**Objective**
In the records below, begin at the line containing "Reproduce this screenshot" and end at the line containing "</body></html>"; quote every line in that span exactly, including both boundary lines, and no others.

==== Given data ====

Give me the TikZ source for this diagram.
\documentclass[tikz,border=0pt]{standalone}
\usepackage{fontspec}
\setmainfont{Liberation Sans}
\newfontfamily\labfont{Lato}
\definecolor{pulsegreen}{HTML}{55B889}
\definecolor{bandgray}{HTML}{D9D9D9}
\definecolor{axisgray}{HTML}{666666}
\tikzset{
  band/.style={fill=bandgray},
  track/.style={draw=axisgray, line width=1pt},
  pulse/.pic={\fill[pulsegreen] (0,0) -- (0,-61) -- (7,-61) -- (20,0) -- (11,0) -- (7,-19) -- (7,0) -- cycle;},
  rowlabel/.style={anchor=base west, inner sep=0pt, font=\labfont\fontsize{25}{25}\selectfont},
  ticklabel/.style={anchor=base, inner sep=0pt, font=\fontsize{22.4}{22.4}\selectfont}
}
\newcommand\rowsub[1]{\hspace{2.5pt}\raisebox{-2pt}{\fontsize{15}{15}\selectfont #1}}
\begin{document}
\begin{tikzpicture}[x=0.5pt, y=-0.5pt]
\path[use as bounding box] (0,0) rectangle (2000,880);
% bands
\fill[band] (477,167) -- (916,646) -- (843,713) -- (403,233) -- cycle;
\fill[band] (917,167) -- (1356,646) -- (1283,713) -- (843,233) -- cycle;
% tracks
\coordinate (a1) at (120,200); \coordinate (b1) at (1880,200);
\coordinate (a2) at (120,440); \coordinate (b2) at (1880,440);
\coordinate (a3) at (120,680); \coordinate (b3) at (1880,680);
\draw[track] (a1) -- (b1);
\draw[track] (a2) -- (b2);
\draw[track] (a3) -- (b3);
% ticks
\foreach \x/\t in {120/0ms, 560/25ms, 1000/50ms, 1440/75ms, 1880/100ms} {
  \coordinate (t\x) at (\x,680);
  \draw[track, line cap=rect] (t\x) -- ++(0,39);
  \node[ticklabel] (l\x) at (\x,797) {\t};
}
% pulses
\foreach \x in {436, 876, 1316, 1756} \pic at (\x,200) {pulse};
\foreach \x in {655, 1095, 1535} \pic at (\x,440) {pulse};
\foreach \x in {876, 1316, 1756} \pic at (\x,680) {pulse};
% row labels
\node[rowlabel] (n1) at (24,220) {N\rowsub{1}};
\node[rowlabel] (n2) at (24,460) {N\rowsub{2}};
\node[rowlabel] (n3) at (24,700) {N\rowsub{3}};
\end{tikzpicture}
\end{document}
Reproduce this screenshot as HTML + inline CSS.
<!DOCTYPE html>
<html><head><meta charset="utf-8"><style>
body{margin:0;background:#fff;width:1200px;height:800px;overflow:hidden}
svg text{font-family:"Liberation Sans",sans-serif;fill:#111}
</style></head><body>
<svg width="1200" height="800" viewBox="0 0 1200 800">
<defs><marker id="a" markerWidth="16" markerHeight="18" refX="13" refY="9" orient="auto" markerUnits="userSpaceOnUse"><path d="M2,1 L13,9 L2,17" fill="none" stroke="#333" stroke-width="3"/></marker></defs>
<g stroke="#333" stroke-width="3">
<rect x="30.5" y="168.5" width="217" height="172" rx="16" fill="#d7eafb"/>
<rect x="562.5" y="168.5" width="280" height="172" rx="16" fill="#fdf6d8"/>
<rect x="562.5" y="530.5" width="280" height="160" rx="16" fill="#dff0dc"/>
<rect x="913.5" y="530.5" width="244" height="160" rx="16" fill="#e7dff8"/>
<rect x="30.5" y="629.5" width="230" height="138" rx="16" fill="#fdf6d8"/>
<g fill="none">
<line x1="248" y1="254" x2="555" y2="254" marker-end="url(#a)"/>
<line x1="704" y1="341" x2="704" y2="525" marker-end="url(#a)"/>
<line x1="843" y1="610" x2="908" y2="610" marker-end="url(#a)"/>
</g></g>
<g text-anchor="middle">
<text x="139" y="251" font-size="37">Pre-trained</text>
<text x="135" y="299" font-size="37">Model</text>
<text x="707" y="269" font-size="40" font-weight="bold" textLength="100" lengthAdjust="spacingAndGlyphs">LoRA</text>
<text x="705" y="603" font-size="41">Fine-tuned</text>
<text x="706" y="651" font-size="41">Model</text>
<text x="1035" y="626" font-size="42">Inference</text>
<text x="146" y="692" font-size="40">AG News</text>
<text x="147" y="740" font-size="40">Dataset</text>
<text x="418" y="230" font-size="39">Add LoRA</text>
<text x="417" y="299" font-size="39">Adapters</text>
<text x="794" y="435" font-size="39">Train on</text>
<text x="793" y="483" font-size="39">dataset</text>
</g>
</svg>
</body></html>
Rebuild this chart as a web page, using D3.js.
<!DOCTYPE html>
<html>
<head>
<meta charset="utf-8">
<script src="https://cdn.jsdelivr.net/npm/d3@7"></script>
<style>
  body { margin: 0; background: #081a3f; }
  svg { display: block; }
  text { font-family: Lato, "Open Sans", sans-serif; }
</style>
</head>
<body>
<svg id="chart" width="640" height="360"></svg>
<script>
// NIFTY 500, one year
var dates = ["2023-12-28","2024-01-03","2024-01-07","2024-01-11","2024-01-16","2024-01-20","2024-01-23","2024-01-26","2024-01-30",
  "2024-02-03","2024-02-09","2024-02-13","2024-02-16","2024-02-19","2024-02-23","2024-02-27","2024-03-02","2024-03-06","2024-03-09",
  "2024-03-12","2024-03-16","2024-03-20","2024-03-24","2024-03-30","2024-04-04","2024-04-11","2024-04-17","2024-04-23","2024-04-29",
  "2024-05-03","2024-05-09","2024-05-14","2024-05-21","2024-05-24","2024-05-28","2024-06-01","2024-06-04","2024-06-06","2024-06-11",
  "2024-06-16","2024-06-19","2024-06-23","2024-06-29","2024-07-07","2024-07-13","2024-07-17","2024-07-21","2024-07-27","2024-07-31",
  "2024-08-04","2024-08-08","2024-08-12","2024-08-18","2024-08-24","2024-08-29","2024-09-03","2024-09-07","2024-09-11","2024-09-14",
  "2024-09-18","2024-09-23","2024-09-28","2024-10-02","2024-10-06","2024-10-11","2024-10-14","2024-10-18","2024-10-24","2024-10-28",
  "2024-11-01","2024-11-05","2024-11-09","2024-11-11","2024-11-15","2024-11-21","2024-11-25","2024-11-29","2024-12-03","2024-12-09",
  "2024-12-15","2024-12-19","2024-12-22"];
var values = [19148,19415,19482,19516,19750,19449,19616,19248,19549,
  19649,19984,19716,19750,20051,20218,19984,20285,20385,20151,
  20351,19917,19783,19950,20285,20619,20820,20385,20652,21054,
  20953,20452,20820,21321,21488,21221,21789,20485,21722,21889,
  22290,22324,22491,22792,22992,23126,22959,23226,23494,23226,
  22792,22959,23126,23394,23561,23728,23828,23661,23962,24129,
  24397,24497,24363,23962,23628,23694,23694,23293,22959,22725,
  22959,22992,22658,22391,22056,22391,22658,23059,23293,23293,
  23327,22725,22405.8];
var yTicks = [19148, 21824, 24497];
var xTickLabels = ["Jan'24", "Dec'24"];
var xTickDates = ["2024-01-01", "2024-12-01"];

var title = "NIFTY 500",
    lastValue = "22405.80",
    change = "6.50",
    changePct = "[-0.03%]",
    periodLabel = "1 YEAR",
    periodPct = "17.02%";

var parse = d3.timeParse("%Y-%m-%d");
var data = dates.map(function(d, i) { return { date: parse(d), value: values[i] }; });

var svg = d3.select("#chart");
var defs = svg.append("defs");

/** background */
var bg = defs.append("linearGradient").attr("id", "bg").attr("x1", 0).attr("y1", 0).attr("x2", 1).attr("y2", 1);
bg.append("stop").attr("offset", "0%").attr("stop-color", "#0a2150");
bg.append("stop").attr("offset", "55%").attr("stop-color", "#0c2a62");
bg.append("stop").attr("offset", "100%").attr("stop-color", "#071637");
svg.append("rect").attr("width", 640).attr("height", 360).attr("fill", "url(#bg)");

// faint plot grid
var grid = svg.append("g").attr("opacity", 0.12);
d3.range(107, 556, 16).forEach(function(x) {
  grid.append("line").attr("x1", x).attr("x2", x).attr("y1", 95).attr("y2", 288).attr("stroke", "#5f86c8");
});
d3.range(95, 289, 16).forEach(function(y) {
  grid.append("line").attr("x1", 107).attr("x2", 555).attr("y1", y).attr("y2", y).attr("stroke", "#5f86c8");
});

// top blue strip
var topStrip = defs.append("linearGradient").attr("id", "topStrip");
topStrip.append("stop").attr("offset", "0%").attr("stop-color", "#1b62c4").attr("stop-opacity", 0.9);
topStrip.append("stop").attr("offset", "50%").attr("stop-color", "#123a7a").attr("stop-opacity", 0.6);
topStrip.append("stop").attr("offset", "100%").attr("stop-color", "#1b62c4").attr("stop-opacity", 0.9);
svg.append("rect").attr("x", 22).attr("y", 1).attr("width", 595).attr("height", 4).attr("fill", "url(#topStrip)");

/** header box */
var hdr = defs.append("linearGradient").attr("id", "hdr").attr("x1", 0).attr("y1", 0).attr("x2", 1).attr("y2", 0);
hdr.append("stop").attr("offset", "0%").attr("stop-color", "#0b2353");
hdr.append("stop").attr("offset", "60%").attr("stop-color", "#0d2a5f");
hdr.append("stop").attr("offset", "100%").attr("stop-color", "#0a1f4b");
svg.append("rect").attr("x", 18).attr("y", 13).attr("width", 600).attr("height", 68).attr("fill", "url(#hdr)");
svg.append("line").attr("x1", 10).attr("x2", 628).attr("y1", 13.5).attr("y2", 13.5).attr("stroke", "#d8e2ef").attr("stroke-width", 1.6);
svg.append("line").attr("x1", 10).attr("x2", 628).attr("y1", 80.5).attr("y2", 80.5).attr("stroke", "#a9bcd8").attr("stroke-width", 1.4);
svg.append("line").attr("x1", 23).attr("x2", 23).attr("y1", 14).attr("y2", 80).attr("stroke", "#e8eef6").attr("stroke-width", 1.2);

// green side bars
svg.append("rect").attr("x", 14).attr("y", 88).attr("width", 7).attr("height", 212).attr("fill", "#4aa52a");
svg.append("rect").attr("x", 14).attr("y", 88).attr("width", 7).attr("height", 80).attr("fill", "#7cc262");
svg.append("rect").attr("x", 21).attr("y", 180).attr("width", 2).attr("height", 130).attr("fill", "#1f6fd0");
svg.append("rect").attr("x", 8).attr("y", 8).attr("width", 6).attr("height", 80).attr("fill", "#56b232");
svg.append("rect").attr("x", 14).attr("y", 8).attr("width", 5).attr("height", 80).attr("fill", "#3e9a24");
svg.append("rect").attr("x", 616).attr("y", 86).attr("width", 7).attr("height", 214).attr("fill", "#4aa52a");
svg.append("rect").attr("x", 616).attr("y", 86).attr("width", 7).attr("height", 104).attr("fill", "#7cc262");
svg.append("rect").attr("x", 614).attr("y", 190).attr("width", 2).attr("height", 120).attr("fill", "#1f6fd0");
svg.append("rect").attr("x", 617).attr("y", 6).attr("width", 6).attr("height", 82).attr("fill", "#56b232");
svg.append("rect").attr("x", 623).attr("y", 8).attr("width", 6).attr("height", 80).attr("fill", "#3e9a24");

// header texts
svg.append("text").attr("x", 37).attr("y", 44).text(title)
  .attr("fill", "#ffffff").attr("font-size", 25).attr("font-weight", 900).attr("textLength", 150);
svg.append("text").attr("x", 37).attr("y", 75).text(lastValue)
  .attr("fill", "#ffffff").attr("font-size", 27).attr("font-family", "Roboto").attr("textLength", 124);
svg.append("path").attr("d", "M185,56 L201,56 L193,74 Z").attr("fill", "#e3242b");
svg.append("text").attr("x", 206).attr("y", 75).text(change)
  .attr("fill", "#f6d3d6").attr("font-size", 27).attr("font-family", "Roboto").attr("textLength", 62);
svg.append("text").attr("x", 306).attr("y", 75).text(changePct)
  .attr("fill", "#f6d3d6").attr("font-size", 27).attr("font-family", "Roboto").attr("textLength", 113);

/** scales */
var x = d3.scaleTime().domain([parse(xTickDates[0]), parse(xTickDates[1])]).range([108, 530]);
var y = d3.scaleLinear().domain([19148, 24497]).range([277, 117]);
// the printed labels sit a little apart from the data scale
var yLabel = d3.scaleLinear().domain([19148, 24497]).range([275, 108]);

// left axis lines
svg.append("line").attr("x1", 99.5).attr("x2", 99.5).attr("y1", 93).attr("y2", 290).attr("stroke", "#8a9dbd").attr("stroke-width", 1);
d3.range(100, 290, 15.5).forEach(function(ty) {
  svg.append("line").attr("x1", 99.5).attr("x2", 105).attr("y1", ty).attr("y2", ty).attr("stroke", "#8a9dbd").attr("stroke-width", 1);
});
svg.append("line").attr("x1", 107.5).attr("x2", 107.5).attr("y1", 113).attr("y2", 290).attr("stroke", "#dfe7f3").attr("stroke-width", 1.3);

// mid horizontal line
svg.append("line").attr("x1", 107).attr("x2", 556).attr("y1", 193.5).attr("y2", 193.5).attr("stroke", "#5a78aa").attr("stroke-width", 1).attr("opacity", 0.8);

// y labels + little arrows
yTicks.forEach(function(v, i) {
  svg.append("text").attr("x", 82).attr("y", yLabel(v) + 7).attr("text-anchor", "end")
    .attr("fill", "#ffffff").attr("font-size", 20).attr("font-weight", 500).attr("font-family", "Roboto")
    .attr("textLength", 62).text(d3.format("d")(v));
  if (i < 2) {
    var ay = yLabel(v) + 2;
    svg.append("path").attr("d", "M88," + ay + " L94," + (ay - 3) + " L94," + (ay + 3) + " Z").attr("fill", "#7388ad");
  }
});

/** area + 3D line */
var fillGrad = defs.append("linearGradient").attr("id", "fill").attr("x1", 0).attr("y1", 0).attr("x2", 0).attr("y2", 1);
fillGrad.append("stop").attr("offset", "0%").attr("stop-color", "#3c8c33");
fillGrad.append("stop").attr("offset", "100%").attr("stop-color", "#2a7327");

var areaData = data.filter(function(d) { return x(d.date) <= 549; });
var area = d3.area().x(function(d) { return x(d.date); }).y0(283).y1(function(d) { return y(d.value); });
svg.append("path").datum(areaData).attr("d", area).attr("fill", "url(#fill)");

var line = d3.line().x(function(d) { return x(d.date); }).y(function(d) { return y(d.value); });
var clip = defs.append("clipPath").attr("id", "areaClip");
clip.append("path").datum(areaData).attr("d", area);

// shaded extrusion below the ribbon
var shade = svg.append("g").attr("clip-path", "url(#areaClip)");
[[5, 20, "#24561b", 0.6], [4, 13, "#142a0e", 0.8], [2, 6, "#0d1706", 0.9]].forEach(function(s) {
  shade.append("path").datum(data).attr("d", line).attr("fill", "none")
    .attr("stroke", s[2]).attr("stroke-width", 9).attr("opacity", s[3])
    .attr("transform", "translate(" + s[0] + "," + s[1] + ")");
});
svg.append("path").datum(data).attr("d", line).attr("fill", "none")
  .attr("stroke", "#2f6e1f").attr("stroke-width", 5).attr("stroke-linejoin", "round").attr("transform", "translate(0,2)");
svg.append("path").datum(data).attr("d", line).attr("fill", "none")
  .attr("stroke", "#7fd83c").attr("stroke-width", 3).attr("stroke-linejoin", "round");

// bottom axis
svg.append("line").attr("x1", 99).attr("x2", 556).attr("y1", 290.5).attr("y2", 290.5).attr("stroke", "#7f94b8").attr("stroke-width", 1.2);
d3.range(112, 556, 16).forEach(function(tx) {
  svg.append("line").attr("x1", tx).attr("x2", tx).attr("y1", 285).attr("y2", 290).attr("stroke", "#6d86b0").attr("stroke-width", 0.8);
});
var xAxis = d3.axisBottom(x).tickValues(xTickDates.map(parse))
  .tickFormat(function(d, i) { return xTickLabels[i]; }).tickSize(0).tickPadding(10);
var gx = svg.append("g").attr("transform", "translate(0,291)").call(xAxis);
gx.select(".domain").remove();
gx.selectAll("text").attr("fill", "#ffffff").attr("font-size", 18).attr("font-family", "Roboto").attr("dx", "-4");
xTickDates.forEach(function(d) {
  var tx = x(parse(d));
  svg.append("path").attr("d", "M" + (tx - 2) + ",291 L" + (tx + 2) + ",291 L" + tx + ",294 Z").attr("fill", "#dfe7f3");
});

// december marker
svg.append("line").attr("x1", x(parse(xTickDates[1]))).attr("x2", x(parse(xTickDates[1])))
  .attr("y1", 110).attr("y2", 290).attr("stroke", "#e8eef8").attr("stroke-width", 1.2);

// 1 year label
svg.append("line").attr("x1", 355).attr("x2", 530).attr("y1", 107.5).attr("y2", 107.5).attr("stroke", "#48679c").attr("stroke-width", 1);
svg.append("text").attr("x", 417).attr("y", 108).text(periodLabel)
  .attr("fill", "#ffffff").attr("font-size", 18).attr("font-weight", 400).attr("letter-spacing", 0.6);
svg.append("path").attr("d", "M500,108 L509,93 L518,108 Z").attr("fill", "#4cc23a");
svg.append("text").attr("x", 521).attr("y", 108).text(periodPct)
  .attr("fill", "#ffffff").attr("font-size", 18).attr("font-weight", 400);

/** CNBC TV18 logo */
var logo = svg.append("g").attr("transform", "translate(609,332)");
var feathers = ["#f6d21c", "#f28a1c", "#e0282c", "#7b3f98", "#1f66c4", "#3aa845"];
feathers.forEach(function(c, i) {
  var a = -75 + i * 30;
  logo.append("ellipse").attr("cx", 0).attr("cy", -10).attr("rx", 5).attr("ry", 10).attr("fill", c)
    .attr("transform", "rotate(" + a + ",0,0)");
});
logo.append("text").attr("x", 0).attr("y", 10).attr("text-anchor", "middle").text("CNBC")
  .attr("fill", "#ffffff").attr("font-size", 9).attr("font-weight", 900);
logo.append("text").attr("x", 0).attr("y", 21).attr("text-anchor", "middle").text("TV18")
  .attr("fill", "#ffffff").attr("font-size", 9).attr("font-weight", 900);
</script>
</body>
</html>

====

**Worked answer**
Reproduce this screenshot as HTML + inline CSS.
<!DOCTYPE html>
<html><head><meta charset="utf-8"><style>
body{margin:0;background:#fff;width:1200px;height:800px;overflow:hidden}
svg text{font-family:"Liberation Sans",sans-serif;fill:#111}
</style></head><body>
<svg width="1200" height="800" viewBox="0 0 1200 800">
<defs><marker id="a" markerWidth="16" markerHeight="18" refX="13" refY="9" orient="auto" markerUnits="userSpaceOnUse"><path d="M2,1 L13,9 L2,17" fill="none" stroke="#333" stroke-width="3"/></marker></defs>
<g stroke="#333" stroke-width="3">
<rect x="30.5" y="168.5" width="217" height="172" rx="16" fill="#d7eafb"/>
<rect x="562.5" y="168.5" width="280" height="172" rx="16" fill="#fdf6d8"/>
<rect x="562.5" y="530.5" width="280" height="160" rx="16" fill="#dff0dc"/>
<rect x="913.5" y="530.5" width="244" height="160" rx="16" fill="#e7dff8"/>
<rect x="30.5" y="629.5" width="230" height="138" rx="16" fill="#fdf6d8"/>
<g fill="none">
<line x1="248" y1="254" x2="555" y2="254" marker-end="url(#a)"/>
<line x1="704" y1="341" x2="704" y2="525" marker-end="url(#a)"/>
<line x1="843" y1="610" x2="908" y2="610" marker-end="url(#a)"/>
</g></g>
<g text-anchor="middle">
<text x="139" y="251" font-size="37">Pre-trained</text>
<text x="135" y="299" font-size="37">Model</text>
<text x="707" y="269" font-size="40" font-weight="bold" textLength="100" lengthAdjust="spacingAndGlyphs">LoRA</text>
<text x="705" y="603" font-size="41">Fine-tuned</text>
<text x="706" y="651" font-size="41">Model</text>
<text x="1035" y="626" font-size="42">Inference</text>
<text x="146" y="692" font-size="40">AG News</text>
<text x="147" y="740" font-size="40">Dataset</text>
<text x="418" y="230" font-size="39">Add LoRA</text>
<text x="417" y="299" font-size="39">Adapters</text>
<text x="794" y="435" font-size="39">Train on</text>
<text x="793" y="483" font-size="39">dataset</text>
</g>
</svg>
</body></html>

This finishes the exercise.